_Records shown_
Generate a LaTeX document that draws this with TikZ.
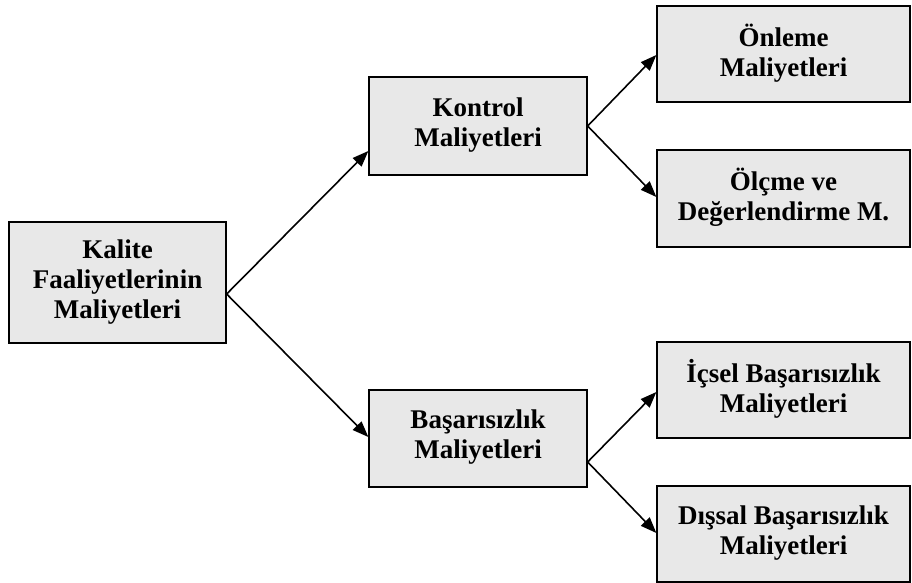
\documentclass[tikz,border=0pt]{standalone}
\usepackage{fontspec}
\setmainfont{Liberation Serif}
\usetikzlibrary{arrows.meta}
\definecolor{boxfill}{RGB}{232,232,232}
\tikzset{
  box/.style={draw=black, line width=1.3pt, fill=boxfill, rectangle, align=center,
    inner sep=0pt, font=\bfseries\fontsize{27}{30}\selectfont},
  conn/.style={line width=1.6pt, -{Triangle[length=16pt,width=12pt]}}
}
\begin{document}
\begin{tikzpicture}[x=1pt,y=-1pt]
\useasboundingbox (0,0) rectangle (912,583);
\node[box, minimum width=217pt, minimum height=121pt] (kal) at (117.5,282.5) {Kalite\\Faaliyetlerinin\\Maliyetleri};
\node[box, minimum width=218pt, minimum height=98pt, text depth=8pt] (kon) at (478,126) {Kontrol\\Maliyetleri};
\node[box, minimum width=218pt, minimum height=97pt, text depth=8pt] (bas) at (478,438.5) {Başarısızlık\\Maliyetleri};
\node[box, minimum width=253pt, minimum height=96pt, text depth=8pt] (onl) at (783.5,54) {Önleme\\Maliyetleri};
\node[box, minimum width=253pt, minimum height=97pt, text depth=8pt] (olc) at (783.5,198.5) {Ölçme ve\\Değerlendirme M.};
\node[box, minimum width=253pt, minimum height=96pt, text depth=8pt] (ics) at (783.5,390) {İçsel Başarısızlık\\Maliyetleri};
\node[box, minimum width=253pt, minimum height=96pt, text depth=8pt] (dis) at (783.5,534) {Dışsal Başarısızlık\\Maliyetleri};
\draw[conn] ([yshift=-11.5pt]kal.east) -- ([yshift=-25pt]kon.west);
\draw[conn] ([yshift=-11.5pt]kal.east) -- ([yshift=1.5pt]bas.west);
\draw[conn] (kon.east) -- ([yshift=-1pt]onl.west);
\draw[conn] (kon.east) -- ([yshift=1.5pt]olc.west);
\draw[conn] ([yshift=-23.5pt]bas.east) -- ([yshift=-2pt]ics.west);
\draw[conn] ([yshift=-23.5pt]bas.east) -- ([yshift=1pt]dis.west);
\end{tikzpicture}
\end{document}
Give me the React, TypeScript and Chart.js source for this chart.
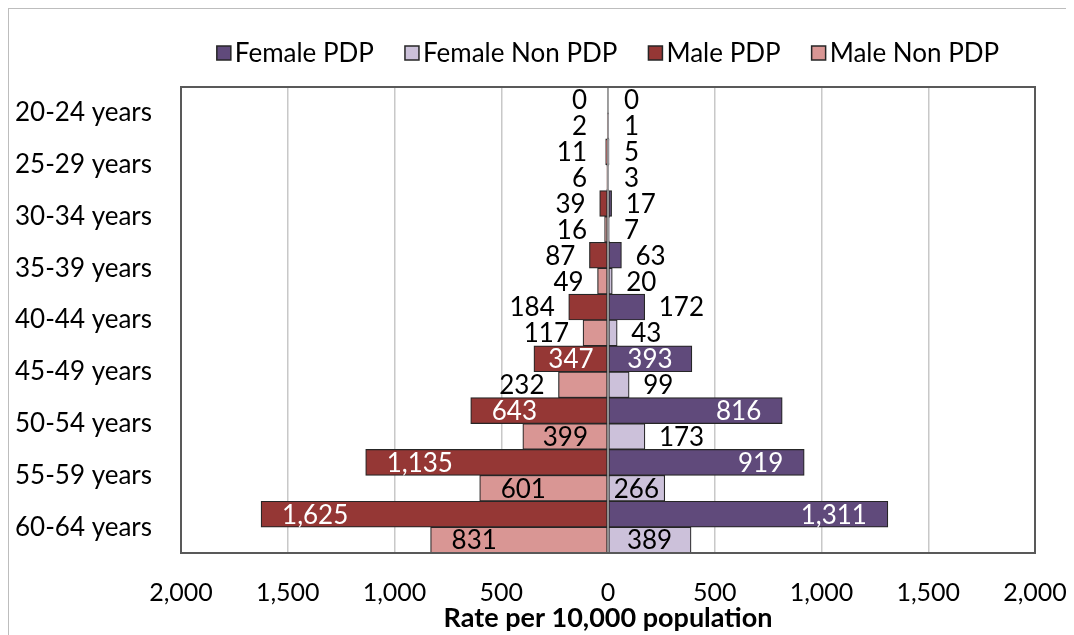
import React, { useEffect, useRef } from "react";
import { Chart, registerables } from "chart.js";

Chart.register(...registerables);

// ---- data ----
const ageGroups = [
  "20-24 years",
  "25-29 years",
  "30-34 years",
  "35-39 years",
  "40-44 years",
  "45-49 years",
  "50-54 years",
  "55-59 years",
  "60-64 years",
];
const femalePDP = [0, 5, 17, 63, 172, 393, 816, 919, 1311];
const femaleNonPDP = [1, 3, 7, 20, 43, 99, 173, 266, 389];
const malePDP = [0, 11, 39, 87, 184, 347, 643, 1135, 1625];
const maleNonPDP = [2, 6, 16, 49, 117, 232, 399, 601, 831];
const xTicks = [-2000, -1500, -1000, -500, 0, 500, 1000, 1500, 2000];
const seriesNames = ["Female PDP", "Female Non PDP", "Male PDP", "Male Non PDP"];
const axisTitle = "Rate per 10,000 population";

// ---- styles ----
const FONT = "Lato, 'Open Sans', sans-serif";
const COLORS = ["#604a7b", "#ccc1da", "#953735", "#d99694"];
const BORDER = "#262626";
const FS = 26;

const fmt = (v: number) => Math.abs(v).toLocaleString("en-US");

const overlayPlugin = {
  id: "overlay",
  afterDatasetsDraw(chart: any) {
    const { ctx, chartArea } = chart;
    const xs = chart.scales.x;
    const zeroX = xs.getPixelForValue(0);
    ctx.save();
    // zero axis line over bars
    ctx.strokeStyle = "#8c8c8c";
    ctx.lineWidth = 1.5;
    ctx.beginPath();
    ctx.moveTo(zeroX, chartArea.top);
    ctx.lineTo(zeroX, chartArea.bottom);
    ctx.stroke();

    // data labels
    ctx.font = `${FS}px ${FONT}`;
    ctx.textBaseline = "middle";
    chart.data.datasets.forEach((ds: any, di: number) => {
      const meta = chart.getDatasetMeta(di);
      const isMale = di >= 2;
      const isPDP = di === 0 || di === 2;
      meta.data.forEach((bar: any, j: number) => {
        const raw = ds.data[j] as number;
        const value = Math.abs(raw);
        const text = fmt(value);
        const { x, y } = bar.getProps(["x", "y"], true);
        const len = Math.abs(x - zeroX);
        const tw = ctx.measureText(text).width;
        if (value >= 250) {
          const pad = Math.min(21, (len - tw) / 2);
          ctx.fillStyle = isPDP ? "#ffffff" : "#000000";
          if (isMale) {
            ctx.textAlign = "left";
            ctx.fillText(text, x + pad, y + 1);
          } else {
            ctx.textAlign = "right";
            ctx.fillText(text, x - pad, y + 1);
          }
        } else {
          ctx.fillStyle = "#000000";
          if (isMale) {
            ctx.textAlign = "right";
            ctx.fillText(text, Math.min(zeroX - 21, x - 14), y + 1);
          } else {
            ctx.textAlign = "left";
            ctx.fillText(text, Math.max(zeroX + 16, x + 14), y + 1);
          }
        }
      });
    });

    // plot area border
    ctx.strokeStyle = "#595959";
    ctx.lineWidth = 2;
    ctx.strokeRect(
      chartArea.left,
      chartArea.top,
      chartArea.right - chartArea.left,
      chartArea.bottom - chartArea.top
    );
    ctx.restore();
  },
  afterDraw(chart: any) {
    // custom legend centered over plot area
    const { ctx, chartArea } = chart;
    ctx.save();
    ctx.font = `${FS}px ${FONT}`;
    ctx.textBaseline = "middle";
    ctx.textAlign = "left";
    const box = 14;
    const gapText = 4;
    const gapItem = 31;
    const widths = seriesNames.map((n) => box + gapText + ctx.measureText(n).width);
    const total = widths.reduce((a, b) => a + b, 0) + gapItem * (seriesNames.length - 1);
    let cx = (chartArea.left + chartArea.right) / 2 - total / 2;
    const cy = 44;
    seriesNames.forEach((n, i) => {
      ctx.fillStyle = COLORS[i];
      ctx.fillRect(cx, cy - box / 2, box, box);
      ctx.strokeStyle = BORDER;
      ctx.lineWidth = 1.5;
      ctx.strokeRect(cx, cy - box / 2, box, box);
      ctx.fillStyle = "#000000";
      ctx.fillText(n, cx + box + gapText, cy + 1);
      cx += widths[i] + gapItem;
    });
    ctx.restore();
  },
};

export default function App() {
  const ref = useRef<HTMLCanvasElement | null>(null);

  useEffect(() => {
    if (!ref.current) return;
    const mk = (label: string, data: number[], color: string, stack: string) => ({
      label,
      data,
      backgroundColor: color,
      borderColor: BORDER,
      borderWidth: 1.2,
      borderSkipped: false,
      stack,
      barPercentage: 1,
      categoryPercentage: 1,
    });
    const chart = new Chart(ref.current, {
      type: "bar",
      data: {
        labels: ageGroups,
        datasets: [
          mk(seriesNames[0], femalePDP, COLORS[0], "pdp"),
          mk(seriesNames[1], femaleNonPDP, COLORS[1], "non"),
          mk(seriesNames[2], malePDP.map((v) => -v), COLORS[2], "pdp"),
          mk(seriesNames[3], maleNonPDP.map((v) => -v), COLORS[3], "non"),
        ] as any,
      },
      options: {
        indexAxis: "y",
        animation: false,
        responsive: true,
        maintainAspectRatio: false,
        layout: { padding: { top: 78, right: 31, left: 0, bottom: 0 } },
        plugins: {
          legend: { display: false },
          tooltip: { enabled: false },
        },
        scales: {
          x: {
            stacked: true,
            min: -2000,
            max: 2000,
            afterBuildTicks: (s: any) => {
              s.ticks = xTicks.map((v) => ({ value: v }));
            },
            afterFit: (s: any) => {
              s.height = 82;
              s.paddingLeft = 0;
              s.paddingRight = 0;
            },
            grid: { color: "#c8c8c8", lineWidth: 1.5, drawTicks: false },
            border: { display: false },
            ticks: {
              padding: 25,
              color: "#000000",
              font: { family: FONT, size: 25 },
              maxRotation: 0,
              callback: (v: any) => fmt(Number(v)),
            },
            title: {
              display: true,
              text: axisTitle,
              color: "#000000",
              padding: { top: 0, bottom: 3 },
              font: { family: FONT, size: 27, weight: "bold", lineHeight: 1 },
            },
          },
          y: {
            stacked: true,
            afterFit: (s: any) => {
              s.width = 172;
            },
            grid: { display: false, drawTicks: false },
            border: { display: false },
            ticks: {
              padding: 29,
              color: "#000000",
              font: { family: FONT, size: FS },
            },
          },
        },
      },
      plugins: [overlayPlugin],
    });
    return () => chart.destroy();
  }, []);

  return (
    <div
      style={{
        width: 1058,
        height: 627,
        boxSizing: "border-box",
        borderLeft: "1px solid #bdbdbd",
        borderTop: "1px solid #bdbdbd",
        background: "#ffffff",
      }}
    >
      <div style={{ position: "relative", width: 1057, height: 626 }}>
        <canvas ref={ref} />
      </div>
    </div>
  );
}
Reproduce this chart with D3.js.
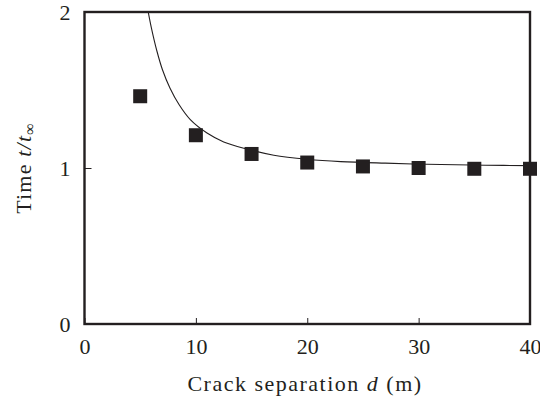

_Task prompt_
Between the line with "Give me the" and the line with "Chart.register(...registerables);", ends included, lies the span to copy exactly; copy nothing else and leave out the pictures.

_Solution to the problem_
Give me the React, TypeScript and Chart.js source for this chart.
import React, { useEffect, useRef } from "react";
import { Chart, registerables } from "chart.js";

Chart.register(...registerables);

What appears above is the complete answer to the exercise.